Question

A bob of a simple pendulum of mass $m$ is projected horizontally with some speed from its lowest point such that the string will slack at a position where it makes an angle ${60}^{\circ }$ with the upward vertical direction.

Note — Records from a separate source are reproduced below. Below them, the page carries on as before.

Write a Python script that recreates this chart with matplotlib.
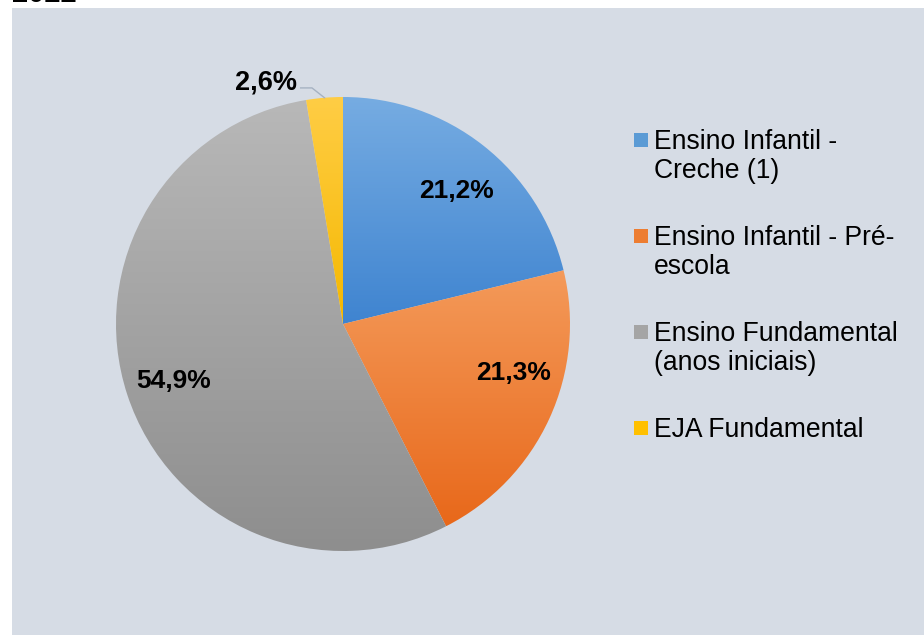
import numpy as np
import matplotlib.pyplot as plt
from matplotlib.patches import Rectangle
from matplotlib.colors import to_rgb

plt.rcParams['font.family'] = ['Liberation Sans', 'DejaVu Sans']

# Matrículas por etapa de ensino, 2022
categories = ['Ensino Infantil -\nCreche (1)',
              'Ensino Infantil - Pré-\nescola',
              'Ensino Fundamental\n(anos iniciais)',
              'EJA Fundamental']
shares = [21.2, 21.3, 54.9, 2.6]
value_labels = ['21,2%', '21,3%', '54,9%', '2,6%']
year_label = '2022'

# top / bottom colours of each slice's vertical gradient
grad_top = ['#76ace2', '#f49a5a', '#b8b8b8', '#ffcd45']
grad_bottom = ['#3f84d0', '#e8681a', '#8e8e8e', '#f5b800']
legend_colors = ['#5b9bd5', '#ed7d31', '#a5a5a5', '#ffc000']

W, H = 924, 635
fig = plt.figure(figsize=(W / 100, H / 100), dpi=100)
fig.patch.set_facecolor('white')

# chart area panel
fig.patches.append(Rectangle((12 / W, 0), 1 - 12 / W, (H - 8) / H,
                             transform=fig.transFigure, facecolor='#d6dce5',
                             edgecolor='none', zorder=0))

fig.text(12 / W, 1 - 2 / H, year_label, fontsize=21, fontweight='bold',
         ha='left', va='baseline', color='black')

cx, cy, r = 343, 324, 227
ax = fig.add_axes([(cx - r) / W, (H - cy - r) / H, 2 * r / W, 2 * r / H])
ax.set_facecolor('none')
ax.set_zorder(2)

wedges, _ = ax.pie(shares, startangle=90, counterclock=False, radius=1,
                   wedgeprops=dict(linewidth=0))

for w, c0, c1 in zip(wedges, grad_top, grad_bottom):
    ext = w.get_path().get_extents()
    n = 256
    t = np.linspace(0, 1, n)[:, None]
    img = (1 - t) * np.array(to_rgb(c0)) + t * np.array(to_rgb(c1))
    img = img[:, None, :]
    w.set_facecolor('none')
    im = ax.imshow(img, extent=(ext.x0, ext.x1, ext.y0, ext.y1),
                   origin='upper', aspect='auto', interpolation='bilinear',
                   zorder=1)
    im.set_clip_path(w)

ax.set_xlim(-1, 1)
ax.set_ylim(-1, 1)
ax.set_aspect('equal')
ax.axis('off')

# value labels
cum = np.cumsum([0] + shares[:-1])
mids = 90 - (cum + np.array(shares) / 2) * 3.6
label_r = [0.77, 0.78, 0.79, None]
angle_shift = [-2.5, 8.5, 0.5, 0]
for i, (lab, m) in enumerate(zip(value_labels, mids)):
    if label_r[i] is None:
        continue
    a = np.deg2rad(m + angle_shift[i])
    ax.text(label_r[i] * np.cos(a), label_r[i] * np.sin(a), lab,
            ha='center', va='center', fontsize=19, fontweight='bold',
            zorder=5)

# small slice: outside label with leader line
a = np.deg2rad(mids[3])
edge = (np.cos(a), np.sin(a))
elbow = (edge[0] - 0.055, 1.04)
start = (elbow[0] - 0.05, 1.04)
ax.plot([start[0], elbow[0], edge[0]], [start[1], elbow[1], edge[1]],
        color='#a6b2c2', lw=1.0, clip_on=False, zorder=4)
ax.text(start[0] - 0.015, 1.065, value_labels[3], ha='right', va='center',
        fontsize=19.5, fontweight='bold', zorder=5)

# legend: colour square plus one text line per label line
for i, (lab, col) in enumerate(zip(categories, legend_colors)):
    base = 149 + i * 96
    fig.patches.append(Rectangle((634 / W, 1 - (base - 2) / H), 14 / W, 14 / H,
                                 transform=fig.transFigure, facecolor=col,
                                 edgecolor='none', zorder=3))
    for j, line in enumerate(lab.split('\n')):
        fig.text(654 / W, 1 - (base + 29 * j) / H, line, fontsize=19.1,
                 ha='left', va='baseline', color='black')

fig.savefig('out.png', dpi=100, facecolor='white')
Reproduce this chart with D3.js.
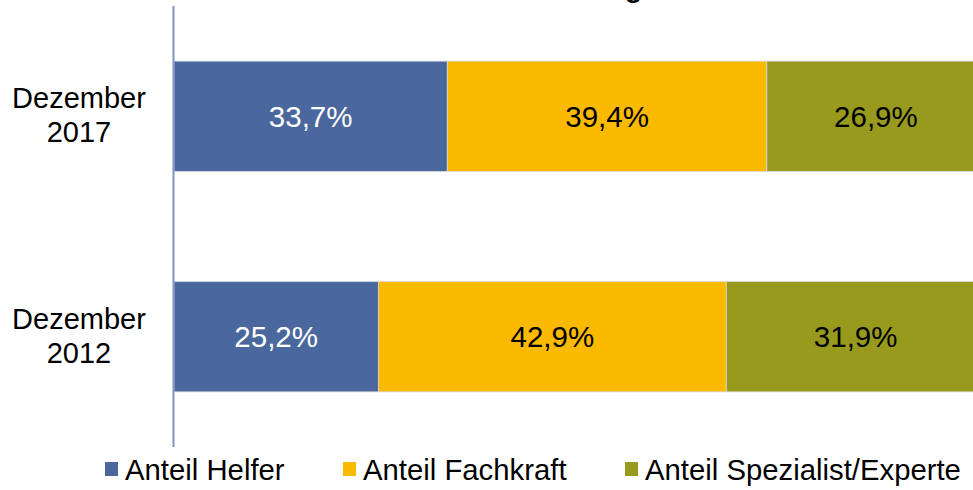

Find the tension in the string at the lowest position.

• A. $\frac{9}{2}mg$
• B. $\frac{5}{2}mg$
• C. $0$
• D. $\frac{3}{2}mg$

Answer 1

The correct option is A $\frac{9}{2}mg$

At angle $\theta ={60}^{\circ }$, $T=0$ in the string at point $B$


Applying mechanical energy conservation from $A$ to $B$, taking datum for $PE$ at $A$
$K{E}_A+P{E}_A=K{E}_B+P{E}_B$
$\frac{1}{2}m{u}^2+0=\frac{1}{2}m{v}^2+mg(l+l\cos {60}^{\circ }$
$\Rightarrow v=\sqrt{u^2-2g(l+l\cos {60}^{\circ })}$
$\Rightarrow v=\sqrt{u^2-3gl}...\left(i\right)$

From FBD of the pendulum bob at $B$ when $T^{\prime }=0$, the equation of dynamics towards centre is:
$mg\cos {60}^{\circ }+T^{\prime }=\frac{m{v}^2}{l}$
$\Rightarrow \frac{mg}{2}=\frac{m(u^2-3gl)}{l}$
$\Rightarrow \frac{m{u}^2}{l}=\frac{7}{2}mg....\left(ii\right)$

Now applying the equation of dynamics towards centre at point $A$:
$T-mg=\frac{m{u}^2}{l}.....\left(iii\right)$
From Eq. $\left(ii\right)$ and $\left(iii\right)$
$T=\frac{7}{2}mg+mg$
$\therefore T=\frac{9}{2}mg$ at point $A$.